After weeks of dreadful weather, Oxford has finally been blessed with sunshine, and our students have been taking full advantage of the beautiful weather in one of the world’s most beautiful cities.
On Monday, Wednesday and Friday afternoons, students at St. Peter’s enjoy their ‘afternoon workshops’. These workshops are related to the students’ morning academic lessons, but are designed to be more interactive and practical. One of our counsellors followed the students for an afternoon.
The ‘Acting and Performance’, ‘Public Speaking’ and ‘Film Academy’ students headed to the Taylorian Institute to continue with their courses. The Taylorian Institute is a building connected to the famous Ashmolean Museum and is part of Oxford University; the rooms in this building provide space for students to practise their chosen courses away from the classroom.
On one side of the Institute, a group of twenty students spent their afternoon attending a workshop on Public Speaking. In their morning classroom environment, these students had prepared a speech lasting one minute entitled “my school”. Now, in the architecturally beautiful setting and using the prop of a lectern, ORA students took it in turns to give their speech to an audience. This exercise was not only a fantastic way to help build individuals’ confidence, but also an interesting way to learn about the differences between these culturally diverse student’s homes and education systems.
After everyone in the group had given their speech, the workshop’s leader discussed the aspects of the speeches, which had been done well and how the students could improve their skills even more. Students agreed that one-minute was often not very long once they had begun to start talking on a well-known subject. The group also remarked that often when in front of an audience, it is difficult to fight the desire to fidget and “um”.

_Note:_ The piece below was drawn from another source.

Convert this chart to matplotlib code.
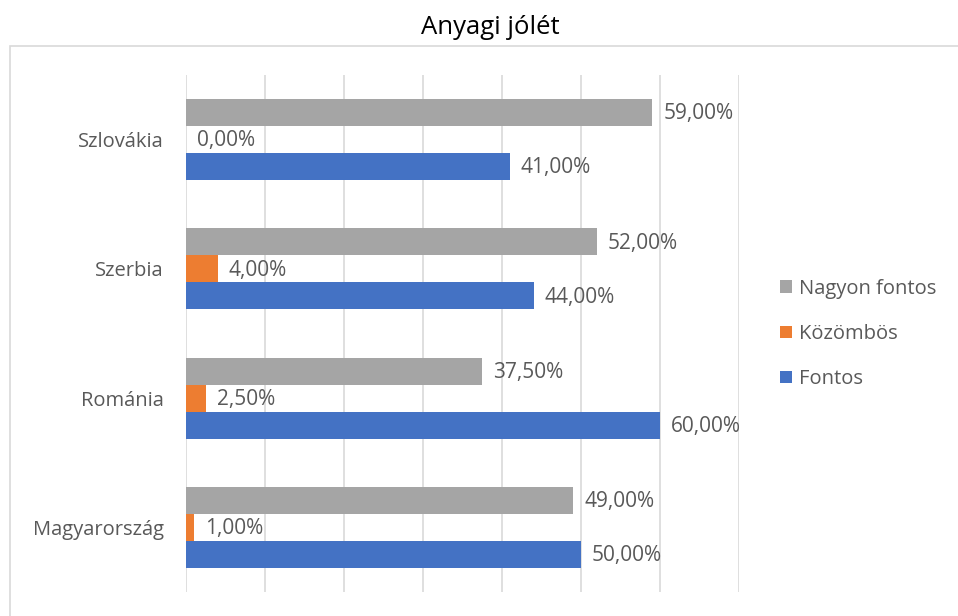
import numpy as np
import matplotlib.pyplot as plt
from matplotlib.patches import Rectangle

# data
countries = ["Magyarország", "Románia", "Szerbia", "Szlovákia"]
fontos = [50.0, 60.0, 44.0, 41.0]
kozombos = [1.0, 2.5, 4.0, 0.0]
nagyon_fontos = [49.0, 37.5, 52.0, 59.0]

series = [("Nagyon fontos", nagyon_fontos, "#a5a5a5", 1),
          ("Közömbös", kozombos, "#ed7d31", 0),
          ("Fontos", fontos, "#4472c4", -1)]

plt.rcParams['font.family'] = ['Open Sans', 'DejaVu Sans']
txt = "#595959"
fs = 14.5

fig = plt.figure(figsize=(9.58, 6.16), dpi=100)
# chart border (only left/top visible in the reference)
fig.patches.append(Rectangle((10 / 958, -0.1), 1.2, 1 - 46 / 616 + 0.1,
                             transform=fig.transFigure, fill=False,
                             edgecolor="#d9d9d9", linewidth=1.2))

ax = fig.add_axes([186 / 958, 1 - 592 / 616, 553 / 958, 517 / 616])

y = np.arange(len(countries))
h = 0.209
handles = []
for name, vals, col, off in series:
    bars = ax.barh(y + off * h, vals, height=h, color=col, label=name, zorder=3)
    handles.append(bars)
    for yy, v in zip(y + off * h, vals):
        ax.text(v + 1.4, yy - 0.01, f"{v:.2f}%".replace(".", ","), va="center",
                ha="left", fontsize=15, color=txt, zorder=4)

ax.set_xlim(0, 70)
ax.set_ylim(-0.5, len(countries) - 0.5)
ax.set_xticks(np.arange(0, 71, 10))
ax.xaxis.grid(True, color="#d9d9d9", linewidth=1.2, zorder=0)
ax.tick_params(axis="x", length=0, labelbottom=False)
ax.tick_params(axis="y", length=0, pad=16, labelsize=fs, labelcolor=txt)
ax.set_yticks(y)
ax.set_yticklabels(countries)
for s in ax.spines.values():
    s.set_visible(False)

fig.text(490 / 958, 1 - 28 / 616, "Anyagi jólét", ha="center", va="center",
         fontsize=18.5, color="#000000")

fig.legend(handles=handles, loc="center left", bbox_to_anchor=(762 / 958, 1 - 334 / 616),
           frameon=False, fontsize=fs, labelcolor=txt, handlelength=0.6,
           handleheight=0.6, handletextpad=0.35, labelspacing=1.25)

fig.savefig("out.png", dpi=100)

The group’s leader gave the students some helpful tips on how to deliver a speech smoothly and confidently, which included:
The young public speakers will continue to practise these skills over the next few days and are building up towards a student debate at the end of the second week.
Earlier this week, if you had your ears perked yesterday, you may have heard the faintest sound of drumming rumbling from within the walls of Oxford Royale Academy’s Jowett Walk campus.
The sketching and photography group were well under way with their practice after Monday’s introduction, and all got their creative juices flowing with watercolours, pen and ink drawing and photographic exploration.
Musical musing came into the fore yesterday evening, as an eagerly anticipated drumming class allowed the students to release some energy and get creative once more.
Drumming comes in many shapes and forms. This time, African-inspired beats were the exestuation; a vibrant and diverse style that many had not seen or heard before.
The traditional form of sub-Saharan drumming is “characterised by a ‘strong rhythmic interest’”, and as a genre it finds itself more and more thrust into populist musical culture.
That said, the class heard of historical context as well as performance today, and students were able to learn a lot about how African drumming has evolved over time as well as perfecting basic beats of their own.
Lady Margaret Hall
At 7.30pm, it was time for the show. Oxford Royale Academy students from Lady Margaret Hall had spent the afternoon exploring the sights and sounds of London before enjoying a musical. The story is a spin-off from The Wizard of Oz, detailing the lives of the Wicked Witch of the West and the Good Witch of the North, with most of the story taking place before the events of the original script.
The play begins with the death of the Wicked Witch of the West (known in this as Elphaba) and the celebrations of the people of Oz. The rest of the story is told in the form of flashback, with the Good Witch of the North (Galinda) defending her and her difficult life. It is revealed throughout the play that the two were friends in their college years, before Elphaba turned to evil due to difficulties fitting in.
The show has received very positive reviews and the students certainly seemed to enjoy it as well. Although a relatively new production, having first opened in 2003, it has sold out on numerous occasions and won several awards. There is plenty to suggest that Wicked could go down to be as much of a classic as the original Wizard of Oz.
After the show, the students returned to Oxford on the coach. With London being so nearby, they can look forward to another trip to the capital next Tuesday. Meanwhile, they have a ghost tour, salsa dancing classes, a trip to Bicester Village, a sports day in the parks, a drumming workshop and fencing lessons to look forward to – all in the next few days!